DATA EXCERPT =>
• • • •
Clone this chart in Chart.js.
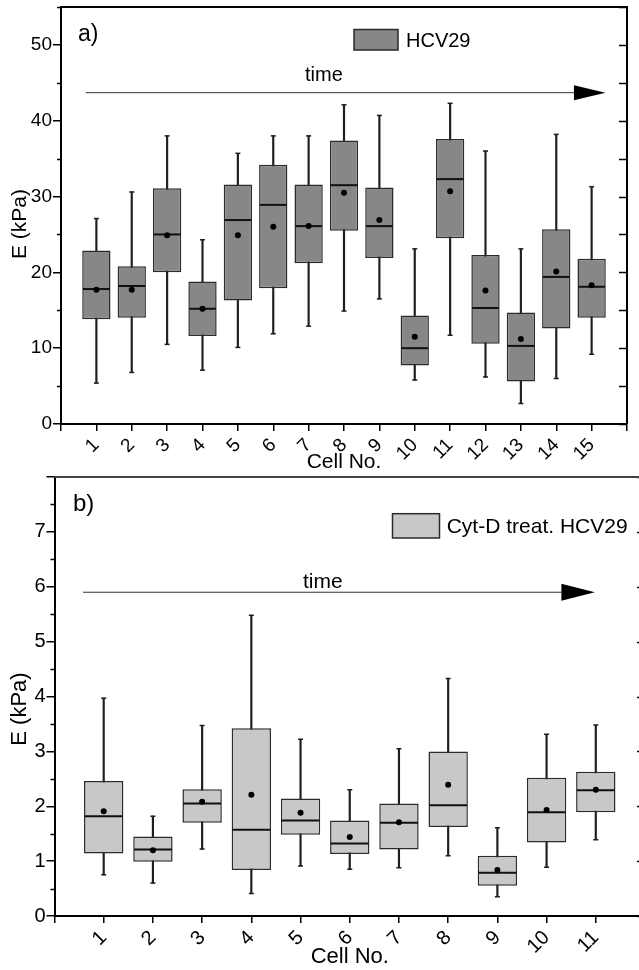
<!DOCTYPE html>
<html>
<head>
<meta charset="utf-8">
<script src="https://cdn.jsdelivr.net/npm/chart.js@4.4.1/dist/chart.umd.min.js"></script>
<style>
  html, body { margin: 0; padding: 0; background: #fff; }
  body { width: 639px; height: 970px; overflow: hidden; position: relative; }
  #wrapA { position: absolute; left: 0; top: 0; }
  #wrapB { position: absolute; left: 0; top: 465px; }
</style>
</head>
<body>
<div id="wrapA"><canvas id="chartA" width="639" height="480"></canvas></div>
<div id="wrapB"><canvas id="chartB" width="660" height="505"></canvas></div>
<script>
// Panel a) HCV29, E in kPa per cell
const cellsA = [1, 2, 3, 4, 5, 6, 7, 8, 9, 10, 11, 12, 13, 14, 15];
const minA    = [5.4, 6.8, 10.5, 7.1, 10.1, 11.9, 12.9, 14.9, 16.5, 5.8, 11.7, 6.2, 2.7, 6.0, 9.2];
const q1A     = [13.8, 14.0, 20.0, 11.6, 16.3, 17.9, 21.2, 25.5, 21.9, 7.7, 24.5, 10.6, 5.6, 12.6, 14.0];
const medianA = [17.8, 18.2, 25.0, 15.2, 26.9, 28.9, 26.1, 31.5, 26.1, 10.0, 32.3, 15.3, 10.3, 19.4, 18.1];
const q3A     = [22.9, 20.8, 31.1, 18.8, 31.6, 34.2, 31.6, 37.4, 31.2, 14.3, 37.6, 22.3, 14.7, 25.7, 21.8];
const maxA    = [27.1, 30.6, 38.0, 24.3, 35.7, 38.0, 38.0, 42.1, 40.7, 23.1, 42.3, 36.0, 23.1, 38.2, 31.3];
const meanA   = [17.7, 17.7, 24.9, 15.2, 24.9, 26.0, 26.1, 30.5, 26.9, 11.5, 30.7, 17.6, 11.2, 20.1, 18.3];
const yTicksA = [0, 10, 20, 30, 40, 50];

// Panel b) Cyt-D treated HCV29
const cellsB = [1, 2, 3, 4, 5, 6, 7, 8, 9, 10, 11];
const minB    = [0.75, 0.60, 1.22, 0.41, 0.91, 0.85, 0.88, 1.10, 0.35, 0.89, 1.39];
const q1B     = [1.14, 0.99, 1.70, 0.84, 1.48, 1.13, 1.21, 1.62, 0.55, 1.34, 1.89];
const medianB = [1.82, 1.21, 2.05, 1.57, 1.74, 1.32, 1.70, 2.02, 0.79, 1.89, 2.29];
const q3B     = [2.46, 1.45, 2.31, 3.42, 2.14, 1.74, 2.05, 3.00, 1.10, 2.52, 2.63];
const maxB    = [3.97, 1.82, 3.47, 5.48, 3.22, 2.30, 3.05, 4.33, 1.61, 3.31, 3.48];
const meanB   = [1.91, 1.20, 2.08, 2.21, 1.88, 1.44, 1.71, 2.39, 0.84, 1.93, 2.30];
const yTicksB = [0, 1, 2, 3, 4, 5, 6, 7];

const FONT = "'Liberation Sans', Arial, sans-serif";
const BOX_WIDTH = 0.8; // in cell units

// Draws minor ticks, frame, time arrow, legend and labels
const decorPlugin = {
    id: 'decor',
    afterDraw(chart, args, o) {
        const { ctx, chartArea: a, scales: { x, y } } = chart;
        ctx.save();
        ctx.strokeStyle = '#000';
        ctx.lineWidth = 1.5;
        // left minor ticks + right inward ticks
        for (let k = 0; k * o.minor <= y.max + 1e-9; k++) {
            const v = k * o.minor;
            const py = Math.round(y.getPixelForValue(v)) + 0.5;
            ctx.beginPath();
            if (k % 2 === 1) {
                ctx.moveTo(a.left - 4, py); ctx.lineTo(a.left, py);
            }
            if (o.rightAll || k % 2 === 0) {
                ctx.moveTo(a.right - 8, py); ctx.lineTo(a.right, py);
            }
            ctx.stroke();
        }
        // frame
        ctx.strokeStyle = o.frameColor;
        ctx.lineWidth = 2;
        ctx.beginPath();
        ctx.moveTo(a.left, a.top); ctx.lineTo(a.right, a.top); ctx.lineTo(a.right, a.bottom);
        ctx.stroke();

        // time arrow
        const ay = y.getPixelForValue(o.arrow.y);
        const x0 = x.getPixelForValue(o.arrow.x0);
        const xb = x.getPixelForValue(o.arrow.head);
        const xt = x.getPixelForValue(o.arrow.tip);
        ctx.strokeStyle = '#333';
        ctx.lineWidth = 1;
        ctx.beginPath();
        ctx.moveTo(x0, ay); ctx.lineTo(xb, ay);
        ctx.stroke();
        ctx.fillStyle = '#000';
        ctx.beginPath();
        ctx.moveTo(xb, ay - o.arrow.half); ctx.lineTo(xt, ay); ctx.lineTo(xb, ay + o.arrow.half);
        ctx.closePath();
        ctx.fill();

        ctx.fillStyle = '#000';
        ctx.textAlign = 'left';
        ctx.textBaseline = 'alphabetic';
        ctx.font = o.timeFont + 'px ' + FONT;
        ctx.fillText('time', o.timePos[0], o.timePos[1]);

        // legend
        const L = o.legend;
        ctx.fillStyle = o.fill;
        ctx.fillRect(L.box[0], L.box[1], L.box[2], L.box[3]);
        ctx.strokeStyle = '#2b2b2b';
        ctx.lineWidth = 1.5;
        ctx.strokeRect(L.box[0], L.box[1], L.box[2], L.box[3]);
        ctx.fillStyle = '#000';
        ctx.font = L.size + 'px ' + FONT;
        ctx.fillText(L.text, L.pos[0], L.pos[1]);

        // panel letter
        ctx.font = o.letterSize + 'px ' + FONT;
        ctx.fillText(o.letter, o.letterPos[0], o.letterPos[1]);

        // y axis title
        ctx.save();
        ctx.translate(o.yTitle.x, o.yTitle.y);
        ctx.rotate(-Math.PI / 2);
        ctx.textAlign = 'center';
        ctx.textBaseline = 'middle';
        ctx.font = o.yTitle.size + 'px ' + FONT;
        ctx.fillText('E (kPa)', 0, 0);
        ctx.restore();

        ctx.restore();
    }
};

function halfBox(chart) {
    const s = chart.scales.x;
    return s.getPixelForValue(BOX_WIDTH / 2) - s.getPixelForValue(0) - 0.75;
}

function makeBoxChart(id, d) {
    const pts = (vals) => d.cells.map((c, i) => ({ x: c, y: vals[i] }));
    const ranges = (lo, hi) => d.cells.map((c, i) => ({ x: c, y: [lo[i], hi[i]] }));

    return new Chart(document.getElementById(id), {
        type: 'bar',
        data: {
            datasets: [{
                label: 'whisker',
                data: ranges(d.min, d.max),
                backgroundColor: '#1e1e1e',
                barThickness: 1.5,
                grouped: false,
                order: 4
            }, {
                label: d.name,
                data: ranges(d.q1, d.q3),
                backgroundColor: d.fill,
                borderColor: '#2b2b2b',
                borderWidth: 1.5,
                borderSkipped: false,
                barPercentage: BOX_WIDTH,
                categoryPercentage: 1,
                grouped: false,
                order: 3
            }, {
                type: 'scatter',
                label: 'caps',
                data: pts(d.min).concat(pts(d.max)),
                pointStyle: 'line',
                pointRadius: 2.5,
                pointBorderWidth: 1.5,
                pointBorderColor: '#1e1e1e',
                order: 2
            }, {
                type: 'scatter',
                label: 'median',
                data: pts(d.median),
                pointStyle: 'line',
                pointRadius: (c) => halfBox(c.chart),
                pointBorderWidth: 2,
                pointBorderColor: '#111',
                order: 1
            }, {
                type: 'scatter',
                label: 'mean',
                data: pts(d.mean),
                pointRadius: 3,
                pointBorderWidth: 0,
                pointBackgroundColor: '#000',
                order: 0
            }]
        },
        options: {
            responsive: false,
            animation: false,
            layout: { padding: d.padding },
            plugins: {
                legend: { display: false },
                tooltip: { enabled: false },
                decor: d.decor
            },
            scales: {
                x: {
                    type: 'linear',
                    min: 0,
                    max: d.cells.length + 1,
                    offset: false,
                    ticks: {
                        stepSize: 1,
                        autoSkip: false,
                        minRotation: 45,
                        maxRotation: 45,
                        padding: 3,
                        color: '#000',
                        font: { family: FONT, size: d.tickSize },
                        callback: (v) => d.cells.includes(v) ? String(v) : ''
                    },
                    grid: { drawOnChartArea: false, offset: false, tickLength: 7, color: '#000', lineWidth: 1.5 },
                    border: { color: '#000', width: 2 },
                    title: {
                        display: true,
                        text: 'Cell No.',
                        color: '#000',
                        font: { family: FONT, size: d.titleSize },
                        padding: { top: 0, bottom: d.xTitlePad }
                    },
                    afterFit: (s) => {
                        s.height = d.xHeight;
                        s.paddingLeft = 0;
                        s.paddingRight = 0;
                    }
                },
                y: {
                    min: 0,
                    max: d.yMax,
                    ticks: {
                        stepSize: d.yStep,
                        includeBounds: false,
                        padding: 1,
                        color: '#000',
                        font: { family: FONT, size: d.tickSize },
                        callback: (v) => d.yTicks.includes(v) ? String(v) : ''
                    },
                    grid: { drawOnChartArea: false, tickLength: 8, color: '#000', lineWidth: 1.5 },
                    border: { color: '#000', width: 2 },
                    afterFit: (s) => {
                        s.width = d.yWidth;
                        s.paddingTop = 0;
                        s.paddingBottom = 0;
                    }
                }
            }
        },
        plugins: [decorPlugin]
    });
}

makeBoxChart('chartA', {
    name: 'HCV29',
    cells: cellsA, min: minA, q1: q1A, median: medianA, q3: q3A, max: maxA, mean: meanA,
    yTicks: yTicksA, yMax: 55, yStep: 10,
    fill: '#878787',
    padding: { top: 7, right: 12, left: 0, bottom: 0 },
    yWidth: 61, xHeight: 56, xTitlePad: 5,
    tickSize: 19, titleSize: 21,
    decor: {
        minor: 5, rightAll: true, frameColor: '#000', fill: '#878787',
        arrow: { x0: 0.70, head: 14.5, tip: 15.39, y: 43.7, half: 7.5 },
        timeFont: 20, timePos: [305, 81],
        legend: { box: [354, 29.5, 44, 20.5], text: 'HCV29', size: 20, pos: [406, 46.7] },
        letter: 'a)', letterSize: 23, letterPos: [78, 41],
        yTitle: { x: 20, y: 224, size: 21 }
    }
});

makeBoxChart('chartB', {
    name: 'Cyt-D treat. HCV29',
    cells: cellsB, min: minB, q1: q1B, median: medianB, q3: q3B, max: maxB, mean: meanB,
    yTicks: yTicksB, yMax: 8, yStep: 1,
    fill: '#c8c8c8',
    padding: { top: 12, right: 15, left: 0, bottom: 0 },
    yWidth: 54.5, xHeight: 54, xTitlePad: 0,
    tickSize: 20, titleSize: 22,
    decor: {
        minor: 0.5, rightAll: false, frameColor: '#444', fill: '#c8c8c8',
        arrow: { x0: 0.58, head: 10.3, tip: 10.98, y: 5.9, half: 8.5 },
        timeFont: 21, timePos: [303, 123.3],
        legend: { box: [392.5, 48.7, 47, 24.3], text: 'Cyt-D treat. HCV29', size: 21, pos: [446.7, 68.3] },
        letter: 'b)', letterSize: 24, letterPos: [73, 46],
        yTitle: { x: 20, y: 244, size: 22 }
    }
});
</script>
</body>
</html>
• • • •
TASK BRIEF => Begin at the first line of the data above and repeat each line exactly, stopping after the line containing "const yTicksA = [0, 10, 20, 30, 40, 50];". Omit the pictures.

REPLY TO THE TASK =>
Clone this chart in Chart.js.
<!DOCTYPE html>
<html>
<head>
<meta charset="utf-8">
<script src="https://cdn.jsdelivr.net/npm/chart.js@4.4.1/dist/chart.umd.min.js"></script>
<style>
  html, body { margin: 0; padding: 0; background: #fff; }
  body { width: 639px; height: 970px; overflow: hidden; position: relative; }
  #wrapA { position: absolute; left: 0; top: 0; }
  #wrapB { position: absolute; left: 0; top: 465px; }
</style>
</head>
<body>
<div id="wrapA"><canvas id="chartA" width="639" height="480"></canvas></div>
<div id="wrapB"><canvas id="chartB" width="660" height="505"></canvas></div>
<script>
// Panel a) HCV29, E in kPa per cell
const cellsA = [1, 2, 3, 4, 5, 6, 7, 8, 9, 10, 11, 12, 13, 14, 15];
const minA    = [5.4, 6.8, 10.5, 7.1, 10.1, 11.9, 12.9, 14.9, 16.5, 5.8, 11.7, 6.2, 2.7, 6.0, 9.2];
const q1A     = [13.8, 14.0, 20.0, 11.6, 16.3, 17.9, 21.2, 25.5, 21.9, 7.7, 24.5, 10.6, 5.6, 12.6, 14.0];
const medianA = [17.8, 18.2, 25.0, 15.2, 26.9, 28.9, 26.1, 31.5, 26.1, 10.0, 32.3, 15.3, 10.3, 19.4, 18.1];
const q3A     = [22.9, 20.8, 31.1, 18.8, 31.6, 34.2, 31.6, 37.4, 31.2, 14.3, 37.6, 22.3, 14.7, 25.7, 21.8];
const maxA    = [27.1, 30.6, 38.0, 24.3, 35.7, 38.0, 38.0, 42.1, 40.7, 23.1, 42.3, 36.0, 23.1, 38.2, 31.3];
const meanA   = [17.7, 17.7, 24.9, 15.2, 24.9, 26.0, 26.1, 30.5, 26.9, 11.5, 30.7, 17.6, 11.2, 20.1, 18.3];
const yTicksA = [0, 10, 20, 30, 40, 50];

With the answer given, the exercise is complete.